Not sure how I feel about a lot of things going on around me right now. I feel like things around me are very unsettled and in flux, and I don't like that. My little bit of turf that is the part of my life that I control needs to stop getting torn up by outside forces. I'm going to get better at defending myself from that, and making sure that my life doesn't get thrown into chaos at the whim of outside entities, whether they be people, events or otherwise.

So, tomorrow is Christmas. I have a bunch of unfinished projects sitting in my room that got unceremoniously dropped earlier this week, and now I'm completely at a loss as to what I should do with them. I don't want to throw my work away, but I also am not comfortable putting more effort into them right now. I guess that's what boxes are for. Ever really put a lot of throught and effort into something, and have it completely lose all meaning just before you're done with it? It sucks, a lot.
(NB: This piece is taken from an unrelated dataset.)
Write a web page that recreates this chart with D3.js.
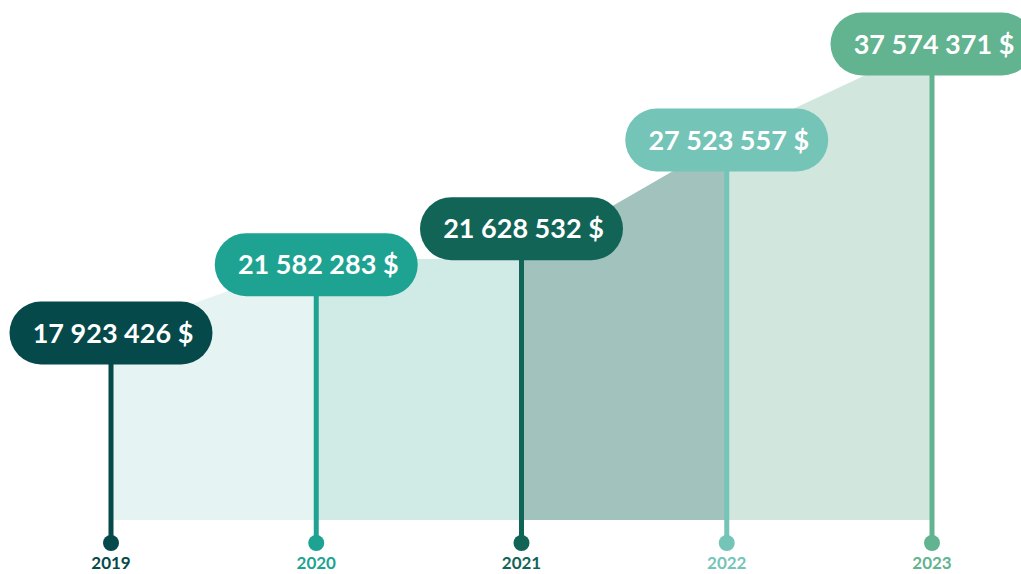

On another note, I'm planning my first adventure for the new year. :-) I'll post details on it after Christmas. Other than that, though, I'm so totally burnt out on planning and doing everything. I've been putting out so much effort and thought and consideration, I'm pretty much done with that. I'm tired of it. I feel a lot like I did when I stopped doing AMTGARD a few years back, like people in my life were just going along with what I was doing, and not contributing their own effort, not sharing the load, so to speak. So, friends that share the load are going to get a much higher priority in my life than those that don't, this year. That means I need to step it up and hang out with Big Eric, who's been calling me and trying to get together with me for a while now, and things haven't worked out. Time to make them work out, he's put forth the effort, I need to meet him halfway. That's one of my New Years resolutions.

Rather annoyed, though, at a friend who made plans without talking to me first. Not that I can say too much about it, but it would have been better if I'd known what was going on beforehand. Oh well, life goes on.

And on that note, I think I'm going to go get ready for Christmas. I hope all my faithful readers (all three of you?) have a wonderful holiday, and get to spend time with those you love and care about. Make sure you let everyone special to you know how important they are to you, life is too short to let petty differences sour a friendship, or to let laziness keep words that should be said, from being said.

Drive safe, and celebrate life!

Friday, December 18, 2009

Today...

So, finals are done, and now I find myself with an abundance of time to deal with. So, back to my to-do lists, since it'll actually keep me focused for the next month.

Today:
Watch Batman Begins to relax and find my motivation.
Work on Business Plan
Run 8 miles
Eat lunch
Read from Goodman of Paris
Work
Sleep

All in all, should be managable. Possibly. We'll see.